-- Start SUPPLIED DATA --

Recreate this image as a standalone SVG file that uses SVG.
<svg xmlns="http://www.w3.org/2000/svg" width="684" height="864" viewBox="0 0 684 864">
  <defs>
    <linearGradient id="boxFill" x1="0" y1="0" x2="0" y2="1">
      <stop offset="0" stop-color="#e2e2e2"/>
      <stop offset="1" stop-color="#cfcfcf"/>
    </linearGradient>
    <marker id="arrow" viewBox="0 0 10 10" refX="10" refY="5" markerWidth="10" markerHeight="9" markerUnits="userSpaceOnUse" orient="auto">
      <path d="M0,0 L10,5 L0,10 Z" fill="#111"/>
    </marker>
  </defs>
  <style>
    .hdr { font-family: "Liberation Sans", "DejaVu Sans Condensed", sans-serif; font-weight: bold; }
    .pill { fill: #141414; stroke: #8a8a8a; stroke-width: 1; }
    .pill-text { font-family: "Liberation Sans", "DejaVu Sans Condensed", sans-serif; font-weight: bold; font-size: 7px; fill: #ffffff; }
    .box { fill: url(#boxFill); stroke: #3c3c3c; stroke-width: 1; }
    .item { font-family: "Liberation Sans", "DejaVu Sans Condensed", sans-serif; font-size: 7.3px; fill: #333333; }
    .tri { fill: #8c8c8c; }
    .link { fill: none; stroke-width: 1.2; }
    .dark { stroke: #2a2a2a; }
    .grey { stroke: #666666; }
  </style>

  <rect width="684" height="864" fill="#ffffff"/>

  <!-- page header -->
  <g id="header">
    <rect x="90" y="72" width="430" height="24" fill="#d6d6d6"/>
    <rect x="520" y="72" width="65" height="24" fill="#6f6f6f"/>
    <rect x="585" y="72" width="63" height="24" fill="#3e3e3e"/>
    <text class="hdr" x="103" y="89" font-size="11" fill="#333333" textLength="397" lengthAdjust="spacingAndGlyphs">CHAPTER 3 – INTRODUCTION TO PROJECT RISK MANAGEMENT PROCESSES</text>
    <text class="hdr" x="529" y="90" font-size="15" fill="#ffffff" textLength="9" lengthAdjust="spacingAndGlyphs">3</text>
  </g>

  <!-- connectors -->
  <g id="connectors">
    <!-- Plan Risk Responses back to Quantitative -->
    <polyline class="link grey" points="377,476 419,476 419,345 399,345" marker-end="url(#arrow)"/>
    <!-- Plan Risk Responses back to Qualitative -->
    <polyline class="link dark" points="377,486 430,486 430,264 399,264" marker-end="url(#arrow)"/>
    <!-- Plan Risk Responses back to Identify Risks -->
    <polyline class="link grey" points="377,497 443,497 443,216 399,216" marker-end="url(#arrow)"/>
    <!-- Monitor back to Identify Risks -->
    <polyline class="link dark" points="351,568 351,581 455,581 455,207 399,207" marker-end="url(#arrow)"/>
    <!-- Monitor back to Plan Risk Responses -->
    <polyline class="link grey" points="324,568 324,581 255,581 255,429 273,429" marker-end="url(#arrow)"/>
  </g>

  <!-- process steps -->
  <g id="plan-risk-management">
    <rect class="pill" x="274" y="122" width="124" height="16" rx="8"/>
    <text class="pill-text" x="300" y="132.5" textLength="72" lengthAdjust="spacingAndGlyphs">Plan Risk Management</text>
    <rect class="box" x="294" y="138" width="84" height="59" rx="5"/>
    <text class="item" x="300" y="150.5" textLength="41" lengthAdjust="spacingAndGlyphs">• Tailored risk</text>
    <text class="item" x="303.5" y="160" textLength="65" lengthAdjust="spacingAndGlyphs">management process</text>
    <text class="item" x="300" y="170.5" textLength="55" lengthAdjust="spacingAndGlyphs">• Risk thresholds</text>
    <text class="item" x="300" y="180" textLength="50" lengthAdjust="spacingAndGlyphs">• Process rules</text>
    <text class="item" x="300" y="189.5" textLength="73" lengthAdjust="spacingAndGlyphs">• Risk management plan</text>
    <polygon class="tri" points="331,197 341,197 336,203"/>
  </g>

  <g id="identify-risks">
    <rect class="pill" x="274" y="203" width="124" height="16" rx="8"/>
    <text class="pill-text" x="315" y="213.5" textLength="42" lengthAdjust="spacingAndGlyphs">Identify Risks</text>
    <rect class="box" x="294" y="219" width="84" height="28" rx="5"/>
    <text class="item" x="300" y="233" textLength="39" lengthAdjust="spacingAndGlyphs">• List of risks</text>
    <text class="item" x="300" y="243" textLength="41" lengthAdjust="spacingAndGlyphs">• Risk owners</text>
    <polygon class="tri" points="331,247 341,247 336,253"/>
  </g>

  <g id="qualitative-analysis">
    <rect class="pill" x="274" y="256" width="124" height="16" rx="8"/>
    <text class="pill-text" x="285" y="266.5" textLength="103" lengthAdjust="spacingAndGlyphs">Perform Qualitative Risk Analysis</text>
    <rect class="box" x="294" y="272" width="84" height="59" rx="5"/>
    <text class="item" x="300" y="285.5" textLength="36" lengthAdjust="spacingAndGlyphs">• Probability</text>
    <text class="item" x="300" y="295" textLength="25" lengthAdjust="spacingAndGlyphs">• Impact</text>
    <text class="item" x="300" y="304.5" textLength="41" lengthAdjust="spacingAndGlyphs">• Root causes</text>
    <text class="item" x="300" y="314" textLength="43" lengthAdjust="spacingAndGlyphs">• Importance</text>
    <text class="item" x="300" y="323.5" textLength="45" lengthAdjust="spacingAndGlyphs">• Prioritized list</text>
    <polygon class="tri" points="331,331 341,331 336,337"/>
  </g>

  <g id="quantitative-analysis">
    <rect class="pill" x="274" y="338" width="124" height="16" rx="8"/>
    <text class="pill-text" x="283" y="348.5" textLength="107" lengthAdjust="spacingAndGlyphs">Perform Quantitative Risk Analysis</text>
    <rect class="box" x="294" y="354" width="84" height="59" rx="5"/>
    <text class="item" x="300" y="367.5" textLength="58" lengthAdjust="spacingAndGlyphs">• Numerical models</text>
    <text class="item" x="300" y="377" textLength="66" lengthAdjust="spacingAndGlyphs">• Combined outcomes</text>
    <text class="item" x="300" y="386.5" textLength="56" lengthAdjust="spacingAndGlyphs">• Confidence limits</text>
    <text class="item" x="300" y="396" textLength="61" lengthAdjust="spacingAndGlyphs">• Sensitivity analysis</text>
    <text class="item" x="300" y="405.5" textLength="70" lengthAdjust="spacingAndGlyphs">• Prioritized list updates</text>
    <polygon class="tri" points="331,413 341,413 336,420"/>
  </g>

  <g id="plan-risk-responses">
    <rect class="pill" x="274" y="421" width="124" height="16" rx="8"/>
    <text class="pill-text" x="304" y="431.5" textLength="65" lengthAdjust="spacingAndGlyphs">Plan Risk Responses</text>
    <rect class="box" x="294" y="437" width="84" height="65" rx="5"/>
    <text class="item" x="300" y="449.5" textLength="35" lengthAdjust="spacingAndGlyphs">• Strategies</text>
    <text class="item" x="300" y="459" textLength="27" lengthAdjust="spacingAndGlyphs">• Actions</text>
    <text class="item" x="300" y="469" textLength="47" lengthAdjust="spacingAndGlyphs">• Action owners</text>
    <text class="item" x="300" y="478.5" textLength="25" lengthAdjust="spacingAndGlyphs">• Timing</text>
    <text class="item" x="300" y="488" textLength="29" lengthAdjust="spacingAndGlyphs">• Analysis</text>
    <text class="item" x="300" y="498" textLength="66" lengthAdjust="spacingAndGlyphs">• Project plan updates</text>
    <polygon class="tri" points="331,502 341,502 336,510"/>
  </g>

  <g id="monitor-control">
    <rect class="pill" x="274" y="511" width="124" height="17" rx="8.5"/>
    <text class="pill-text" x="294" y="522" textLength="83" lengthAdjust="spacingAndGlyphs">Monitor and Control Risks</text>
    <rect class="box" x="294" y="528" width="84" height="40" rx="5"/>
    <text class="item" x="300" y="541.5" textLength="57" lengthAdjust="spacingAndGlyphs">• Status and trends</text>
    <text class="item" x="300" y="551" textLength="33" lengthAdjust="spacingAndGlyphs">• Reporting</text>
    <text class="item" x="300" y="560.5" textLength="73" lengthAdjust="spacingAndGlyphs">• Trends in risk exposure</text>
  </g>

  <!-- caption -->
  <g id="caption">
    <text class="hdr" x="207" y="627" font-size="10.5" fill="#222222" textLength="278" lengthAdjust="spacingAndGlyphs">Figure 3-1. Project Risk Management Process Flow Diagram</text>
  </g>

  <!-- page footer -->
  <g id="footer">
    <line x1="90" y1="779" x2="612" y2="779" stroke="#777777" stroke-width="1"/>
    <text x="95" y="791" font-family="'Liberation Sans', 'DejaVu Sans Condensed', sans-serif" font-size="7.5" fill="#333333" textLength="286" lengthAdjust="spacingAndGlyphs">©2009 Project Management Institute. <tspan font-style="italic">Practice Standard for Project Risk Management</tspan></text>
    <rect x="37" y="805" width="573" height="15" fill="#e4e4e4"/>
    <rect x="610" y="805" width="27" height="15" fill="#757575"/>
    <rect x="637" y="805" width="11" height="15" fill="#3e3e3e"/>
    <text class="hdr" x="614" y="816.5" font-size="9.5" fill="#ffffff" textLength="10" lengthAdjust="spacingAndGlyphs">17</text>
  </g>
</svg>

-- End SUPPLIED DATA --
-- Start SUPPLIED DATA --

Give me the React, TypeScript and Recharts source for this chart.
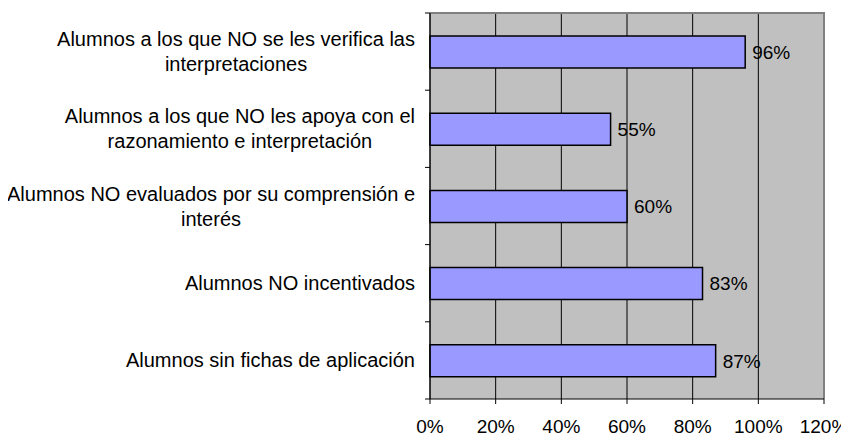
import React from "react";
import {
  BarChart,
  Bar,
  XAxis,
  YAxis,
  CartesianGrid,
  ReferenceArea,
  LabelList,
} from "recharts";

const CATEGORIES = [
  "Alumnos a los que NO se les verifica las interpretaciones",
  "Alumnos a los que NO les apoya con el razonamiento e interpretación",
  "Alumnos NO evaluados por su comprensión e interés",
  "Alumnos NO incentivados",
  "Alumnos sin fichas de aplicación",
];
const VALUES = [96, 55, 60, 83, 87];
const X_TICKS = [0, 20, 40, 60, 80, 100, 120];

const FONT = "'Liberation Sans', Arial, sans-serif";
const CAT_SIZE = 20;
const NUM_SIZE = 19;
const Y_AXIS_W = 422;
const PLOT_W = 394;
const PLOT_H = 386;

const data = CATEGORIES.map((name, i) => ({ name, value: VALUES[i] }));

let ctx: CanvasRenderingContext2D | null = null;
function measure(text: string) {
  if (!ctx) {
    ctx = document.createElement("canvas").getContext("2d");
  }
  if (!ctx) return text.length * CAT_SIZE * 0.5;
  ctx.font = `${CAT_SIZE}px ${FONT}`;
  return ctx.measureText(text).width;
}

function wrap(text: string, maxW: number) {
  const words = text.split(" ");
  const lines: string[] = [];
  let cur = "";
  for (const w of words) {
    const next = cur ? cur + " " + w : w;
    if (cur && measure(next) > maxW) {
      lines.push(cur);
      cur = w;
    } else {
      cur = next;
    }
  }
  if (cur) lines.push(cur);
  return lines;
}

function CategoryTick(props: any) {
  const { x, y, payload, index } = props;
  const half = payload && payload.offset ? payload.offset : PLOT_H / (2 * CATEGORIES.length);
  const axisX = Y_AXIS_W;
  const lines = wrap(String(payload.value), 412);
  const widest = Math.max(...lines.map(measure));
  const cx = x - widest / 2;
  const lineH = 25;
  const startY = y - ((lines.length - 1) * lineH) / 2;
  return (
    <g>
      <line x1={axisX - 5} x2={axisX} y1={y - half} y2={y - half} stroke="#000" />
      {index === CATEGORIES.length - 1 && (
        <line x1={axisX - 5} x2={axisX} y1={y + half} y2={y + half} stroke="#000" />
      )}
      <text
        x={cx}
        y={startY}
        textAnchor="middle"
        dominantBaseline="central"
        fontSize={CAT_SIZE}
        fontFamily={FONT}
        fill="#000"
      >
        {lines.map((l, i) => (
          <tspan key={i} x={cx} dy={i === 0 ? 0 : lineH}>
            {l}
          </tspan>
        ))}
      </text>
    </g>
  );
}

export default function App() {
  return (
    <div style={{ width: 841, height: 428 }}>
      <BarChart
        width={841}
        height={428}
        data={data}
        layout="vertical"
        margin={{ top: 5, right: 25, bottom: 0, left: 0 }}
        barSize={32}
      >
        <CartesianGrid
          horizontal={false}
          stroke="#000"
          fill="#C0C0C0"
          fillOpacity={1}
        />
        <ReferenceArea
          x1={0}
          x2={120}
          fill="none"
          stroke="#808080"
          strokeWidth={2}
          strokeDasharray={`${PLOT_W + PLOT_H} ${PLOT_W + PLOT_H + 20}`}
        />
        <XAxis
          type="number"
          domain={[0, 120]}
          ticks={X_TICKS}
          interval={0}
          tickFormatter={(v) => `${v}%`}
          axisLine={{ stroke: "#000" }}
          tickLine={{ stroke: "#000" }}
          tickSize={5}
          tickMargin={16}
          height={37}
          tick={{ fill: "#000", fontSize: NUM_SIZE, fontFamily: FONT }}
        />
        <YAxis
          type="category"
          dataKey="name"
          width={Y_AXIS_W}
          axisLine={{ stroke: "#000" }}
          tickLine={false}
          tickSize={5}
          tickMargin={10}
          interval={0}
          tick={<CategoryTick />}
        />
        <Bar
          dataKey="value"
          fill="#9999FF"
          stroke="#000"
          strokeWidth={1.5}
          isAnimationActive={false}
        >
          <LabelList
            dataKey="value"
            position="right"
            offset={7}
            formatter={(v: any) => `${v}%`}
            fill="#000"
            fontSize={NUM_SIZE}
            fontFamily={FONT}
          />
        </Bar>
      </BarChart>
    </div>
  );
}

-- End SUPPLIED DATA --
-- Start SUPPLIED DATA --

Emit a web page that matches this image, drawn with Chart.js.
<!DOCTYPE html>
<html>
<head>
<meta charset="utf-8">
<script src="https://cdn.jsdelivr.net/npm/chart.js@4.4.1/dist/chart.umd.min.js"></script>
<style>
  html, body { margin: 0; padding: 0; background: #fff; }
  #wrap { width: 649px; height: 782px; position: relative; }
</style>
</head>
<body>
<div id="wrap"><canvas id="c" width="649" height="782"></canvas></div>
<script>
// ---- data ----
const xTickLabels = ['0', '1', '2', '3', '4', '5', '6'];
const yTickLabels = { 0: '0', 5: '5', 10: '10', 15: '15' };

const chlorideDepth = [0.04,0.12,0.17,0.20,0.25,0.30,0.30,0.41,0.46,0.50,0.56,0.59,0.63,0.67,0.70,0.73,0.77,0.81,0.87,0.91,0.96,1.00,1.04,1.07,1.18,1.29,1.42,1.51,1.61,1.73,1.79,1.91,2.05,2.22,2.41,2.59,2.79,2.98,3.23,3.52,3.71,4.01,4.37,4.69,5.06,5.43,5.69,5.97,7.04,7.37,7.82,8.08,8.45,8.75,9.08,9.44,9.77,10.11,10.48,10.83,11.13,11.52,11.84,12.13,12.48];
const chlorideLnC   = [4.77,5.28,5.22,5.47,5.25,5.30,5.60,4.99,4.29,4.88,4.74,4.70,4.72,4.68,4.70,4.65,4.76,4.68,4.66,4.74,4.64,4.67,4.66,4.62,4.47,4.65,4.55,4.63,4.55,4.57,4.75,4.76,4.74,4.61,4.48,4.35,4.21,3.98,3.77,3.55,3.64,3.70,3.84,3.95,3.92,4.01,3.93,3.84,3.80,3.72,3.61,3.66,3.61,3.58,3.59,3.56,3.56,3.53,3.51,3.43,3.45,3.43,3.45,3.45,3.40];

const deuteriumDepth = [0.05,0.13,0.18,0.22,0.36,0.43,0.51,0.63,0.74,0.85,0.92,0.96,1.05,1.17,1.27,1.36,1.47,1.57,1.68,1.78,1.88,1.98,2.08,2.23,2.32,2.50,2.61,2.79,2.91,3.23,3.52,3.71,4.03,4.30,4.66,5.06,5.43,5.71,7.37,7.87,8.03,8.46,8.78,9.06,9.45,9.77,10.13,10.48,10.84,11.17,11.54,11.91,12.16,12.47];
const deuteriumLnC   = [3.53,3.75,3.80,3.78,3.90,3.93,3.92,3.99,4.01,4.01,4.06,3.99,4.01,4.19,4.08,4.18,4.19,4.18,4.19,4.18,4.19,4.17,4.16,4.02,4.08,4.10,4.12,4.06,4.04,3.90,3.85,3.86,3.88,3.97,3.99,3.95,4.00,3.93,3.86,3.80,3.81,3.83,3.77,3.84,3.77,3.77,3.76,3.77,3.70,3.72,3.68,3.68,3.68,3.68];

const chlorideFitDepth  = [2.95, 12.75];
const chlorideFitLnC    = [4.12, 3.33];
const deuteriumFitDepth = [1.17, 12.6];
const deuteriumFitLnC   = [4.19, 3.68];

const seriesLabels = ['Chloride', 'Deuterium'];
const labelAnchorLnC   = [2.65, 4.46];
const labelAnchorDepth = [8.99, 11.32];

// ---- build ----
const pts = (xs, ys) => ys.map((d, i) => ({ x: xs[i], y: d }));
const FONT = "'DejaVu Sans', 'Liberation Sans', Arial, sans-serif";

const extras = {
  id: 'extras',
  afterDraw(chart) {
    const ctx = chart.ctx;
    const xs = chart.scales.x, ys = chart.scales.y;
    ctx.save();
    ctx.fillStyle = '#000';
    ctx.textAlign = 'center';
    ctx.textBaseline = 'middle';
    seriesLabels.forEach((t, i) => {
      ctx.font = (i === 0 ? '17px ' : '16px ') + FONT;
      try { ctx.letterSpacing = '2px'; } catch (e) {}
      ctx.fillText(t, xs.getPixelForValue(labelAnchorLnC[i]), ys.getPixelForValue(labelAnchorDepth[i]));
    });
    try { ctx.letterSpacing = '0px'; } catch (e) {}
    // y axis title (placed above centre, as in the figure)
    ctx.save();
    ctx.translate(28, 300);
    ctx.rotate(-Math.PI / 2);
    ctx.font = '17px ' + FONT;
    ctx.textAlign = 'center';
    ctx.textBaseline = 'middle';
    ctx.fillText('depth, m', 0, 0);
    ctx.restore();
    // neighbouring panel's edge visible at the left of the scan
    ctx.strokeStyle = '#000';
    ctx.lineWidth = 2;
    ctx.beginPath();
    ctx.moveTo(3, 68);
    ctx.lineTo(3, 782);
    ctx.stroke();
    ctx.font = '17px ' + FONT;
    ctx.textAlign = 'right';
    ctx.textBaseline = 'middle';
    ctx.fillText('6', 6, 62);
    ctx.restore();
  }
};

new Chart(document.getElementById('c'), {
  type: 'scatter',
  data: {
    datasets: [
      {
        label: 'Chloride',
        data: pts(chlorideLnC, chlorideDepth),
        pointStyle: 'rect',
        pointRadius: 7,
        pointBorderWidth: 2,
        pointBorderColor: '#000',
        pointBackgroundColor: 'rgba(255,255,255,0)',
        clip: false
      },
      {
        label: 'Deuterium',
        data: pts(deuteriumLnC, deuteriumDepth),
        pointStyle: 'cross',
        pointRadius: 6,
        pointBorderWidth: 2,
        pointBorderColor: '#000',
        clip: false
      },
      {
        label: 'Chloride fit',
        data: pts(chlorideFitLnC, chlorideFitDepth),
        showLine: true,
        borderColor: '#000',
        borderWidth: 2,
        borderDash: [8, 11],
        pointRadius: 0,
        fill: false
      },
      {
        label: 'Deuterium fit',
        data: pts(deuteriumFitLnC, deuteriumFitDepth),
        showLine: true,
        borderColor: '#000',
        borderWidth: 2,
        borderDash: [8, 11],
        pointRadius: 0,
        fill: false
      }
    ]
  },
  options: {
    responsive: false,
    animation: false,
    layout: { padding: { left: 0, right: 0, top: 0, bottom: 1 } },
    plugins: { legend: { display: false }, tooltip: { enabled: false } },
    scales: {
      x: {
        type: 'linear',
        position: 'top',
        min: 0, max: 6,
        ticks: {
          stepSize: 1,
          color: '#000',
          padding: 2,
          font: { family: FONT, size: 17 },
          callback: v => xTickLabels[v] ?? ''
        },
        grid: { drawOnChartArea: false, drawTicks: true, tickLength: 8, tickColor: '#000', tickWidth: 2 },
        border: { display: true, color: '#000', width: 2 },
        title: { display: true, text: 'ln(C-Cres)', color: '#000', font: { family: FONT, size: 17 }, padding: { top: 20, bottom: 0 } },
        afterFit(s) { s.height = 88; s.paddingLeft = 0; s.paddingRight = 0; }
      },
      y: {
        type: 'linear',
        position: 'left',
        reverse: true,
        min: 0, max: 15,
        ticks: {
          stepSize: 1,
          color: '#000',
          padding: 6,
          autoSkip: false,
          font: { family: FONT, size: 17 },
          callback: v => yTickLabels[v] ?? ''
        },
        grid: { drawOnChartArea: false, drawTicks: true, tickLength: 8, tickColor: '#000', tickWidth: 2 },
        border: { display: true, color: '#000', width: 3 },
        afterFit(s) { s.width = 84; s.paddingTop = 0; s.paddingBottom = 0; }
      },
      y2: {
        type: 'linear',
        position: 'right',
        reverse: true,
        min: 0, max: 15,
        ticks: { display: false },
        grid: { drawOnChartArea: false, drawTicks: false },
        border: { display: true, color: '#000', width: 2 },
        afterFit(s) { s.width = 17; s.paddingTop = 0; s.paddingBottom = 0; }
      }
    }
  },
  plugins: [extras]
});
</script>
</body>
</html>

-- End SUPPLIED DATA --

WHAT IS ASKED
Copy out exactly the material that runs from the line with "Give me the" to the line with "const data = CATEGORIES.map((name, i)", ends included, and leave the pictures behind.

PROBLEM SOLUTION
Give me the React, TypeScript and Recharts source for this chart.
import React from "react";
import {
  BarChart,
  Bar,
  XAxis,
  YAxis,
  CartesianGrid,
  ReferenceArea,
  LabelList,
} from "recharts";

const CATEGORIES = [
  "Alumnos a los que NO se les verifica las interpretaciones",
  "Alumnos a los que NO les apoya con el razonamiento e interpretación",
  "Alumnos NO evaluados por su comprensión e interés",
  "Alumnos NO incentivados",
  "Alumnos sin fichas de aplicación",
];
const VALUES = [96, 55, 60, 83, 87];
const X_TICKS = [0, 20, 40, 60, 80, 100, 120];

const FONT = "'Liberation Sans', Arial, sans-serif";
const CAT_SIZE = 20;
const NUM_SIZE = 19;
const Y_AXIS_W = 422;
const PLOT_W = 394;
const PLOT_H = 386;

const data = CATEGORIES.map((name, i) => ({ name, value: VALUES[i] }));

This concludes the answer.